The paved road disintegrated into a dirt lane flanked by an endless succession of local shops, all selling the same goods and advertisements for Angkor Beer and/or Anchor Beer—I couldn’t tell which one was the rip off of which—plastered over their tin walls. Billboards with the same government official, a sinister-looking man in glasses, marked every half-mile of the road.

30 minutes later, I looked up from my nausea to see a fenced area half the size of a soccer field and a temple-like structure in the middle of it. “Genocidal Centre”, a sign at the entrance read. The driver signaled to us that he would wait here. On a second look, both his eyes were hazy with cataracts. I wondered how he could see the road – had he trailed the garbage truck on purpose?

We paid the $2 entrance fee and entered the outdoor museum. White tourists, fanny packs around their waists, stood around reading the English signs. I soon found out the reason for the catwalks: the ground was chock-full of skeletons. We passed descriptions of the Khmer Rouge, its communist leader Pol Pot, and the massacre of 1 million people, or 1/7 of the country’s population, within a period of 5 years. We gazed at the black and white photographs of the recently killed.

There were various displays along the catwalk: a stack of bones, with their marrow hollowed out, that bore uncanny resemblance to wafer rolls, a pile of ragged clothes archeologists must have undressed from skeletons. Sickles, hammers, and other metal gadgets told me that the massacre must have been a personal affair, conducted one by one by human muscle.

In the middle of the field stood a temple-like structure. As we walked towards it, I saw that what filled the tower were rows of human skulls stacked on top of one another.
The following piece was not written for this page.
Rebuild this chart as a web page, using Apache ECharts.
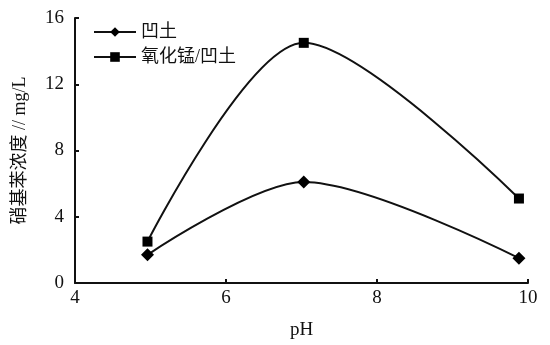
<!DOCTYPE html>
<html><head><meta charset="utf-8">
<script src="https://cdn.jsdelivr.net/npm/echarts@6/dist/echarts.min.js"></script>
<style>html,body{margin:0;padding:0;background:#fff}#c{width:550px;height:345px}</style>
</head><body><div id="c"></div>
<script>
var pH = [4.96, 7.03, 9.88];
var seriesNames = ['凹土', '氧化锰/凹土'];
var clayValues = [1.7, 6.1, 1.5];
var mnoxValues = [2.5, 14.5, 5.1];
var xTicks = [4, 6, 8, 10];
var yTicks = [0, 4, 8, 12, 16];

function pairs(xs, ys){ return xs.map(function(x,i){ return [x, ys[i]]; }); }
var serif = "Liberation Serif";
var mixed = "'Liberation Serif', 'Noto Sans CJK SC'";
var chart = echarts.init(document.getElementById('c'));
chart.setOption({
  animation:false,
  backgroundColor:'#fff',
  grid:{left:75,right:22,top:18,bottom:62, outerBoundsMode:'none'},
  legend:{
    left:88, top:18, orient:'vertical', itemGap:7, itemWidth:42, itemHeight:12,
    textStyle:{fontFamily:mixed, fontSize:18, color:'#111'},
    data:seriesNames
  },
  xAxis:{
    type:'value', min:xTicks[0], max:xTicks[xTicks.length-1], interval:2,
    name:'pH', nameLocation:'middle', nameGap:38,
    nameTextStyle:{fontFamily:serif, fontSize:19, color:'#111'},
    axisLine:{lineStyle:{color:'#111', width:2}},
    axisTick:{inside:true, length:4, lineStyle:{color:'#111', width:2}},
    axisLabel:{fontFamily:serif, fontSize:19, color:'#111', margin:6},
    splitLine:{show:false}
  },
  yAxis:{
    type:'value', min:yTicks[0], max:yTicks[yTicks.length-1], interval:4,
    name:'硝基苯浓度 // mg/L', nameLocation:'middle', nameGap:46, nameRotate:90,
    nameTextStyle:{fontFamily:mixed, fontSize:18, color:'#111'},
    axisLine:{show:true, lineStyle:{color:'#111', width:2}},
    axisTick:{show:true, inside:true, length:4, lineStyle:{color:'#111', width:2}},
    axisLabel:{fontFamily:serif, fontSize:19, color:'#111', margin:11},
    splitLine:{show:false}
  },
  series:[
    {name:seriesNames[0], type:'line', smooth:0.3, data:pairs(pH, clayValues),
     symbol:'diamond', symbolSize:13, itemStyle:{color:'#000'},
     lineStyle:{color:'#111', width:2}},
    {name:seriesNames[1], type:'line', smooth:0.3, data:pairs(pH, mnoxValues),
     symbol:'rect', symbolSize:10, itemStyle:{color:'#000'},
     lineStyle:{color:'#111', width:2}}
  ]
});
</script></body></html>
“Scary stuff,” I said. Chloe and I hadn’t spoken since we had entered the place. A genocide museum didn’t make the best date course.

“Can we sit down somewhere?” Chloe asked.

We sat on a bench by the snack bar. I got up and bought a bottle of water.

“This is crazy,” she said. “I mean, how can someone do something like this?”

“I don’t know. I guess that’s war,” I said, and I really didn’t know.

Trees grew on the boundaries of the mass graveyard. Even here, birds chirped. Children were playing tag behind the snack bar. We finished the bottle of water and returned to where our tuk-tuk driver waited.

Luckily, there were no garbage trucks on our way back. We passed a herd of cows, emaciated cows like I had never seen. Their hides hung on the spine like bedsheets on a clothesline. Children in uniform, returning from school on their mothers’ motorcycles, waved hello to us. It was then that I fathomed the idea of having a uniform for schoolchildren. There must have been a time in Korea where a child could not afford more than one set of clothes, much less dye his hair orange. I recalled watching some news about the discovery of mass graves from the Korean War: rusted wires loose around the wrists where flesh had been.

We showered — the smell of sewage would not wash away — and went straight to bed after an early dinner. We were both exhausted. We had a bus to catch in the morning.

I woke to the sound of crying in the middle of the night. I rubbed my eyes and saw Chloe sitting up on the bed.

“What’s wrong?” I asked. “Did you have a nightmare?”

“All those people — there were so many of them,” she said as she continued to cry.

“What people?” I then understood that she wasn’t talking about a dream but about what we’d seen that day.

I sat up and held her until she stopped crying. “It’s okay,” I said. “It’s okay.” What else could I say? It wasn’t as if we knew any of the victims. The incident had happened before either of us were born. It was just stuff in history books. I waited until she calmed down and went back to sleep. We had a full day of traveling tomorrow, and after that, the rest of the summer in Seoul, and after that, the rest of our lives. Killing Fields had nothing to do with us – just a depressing museum.

Only now do I understand that the world is a killing field and that we are the stuff of history books.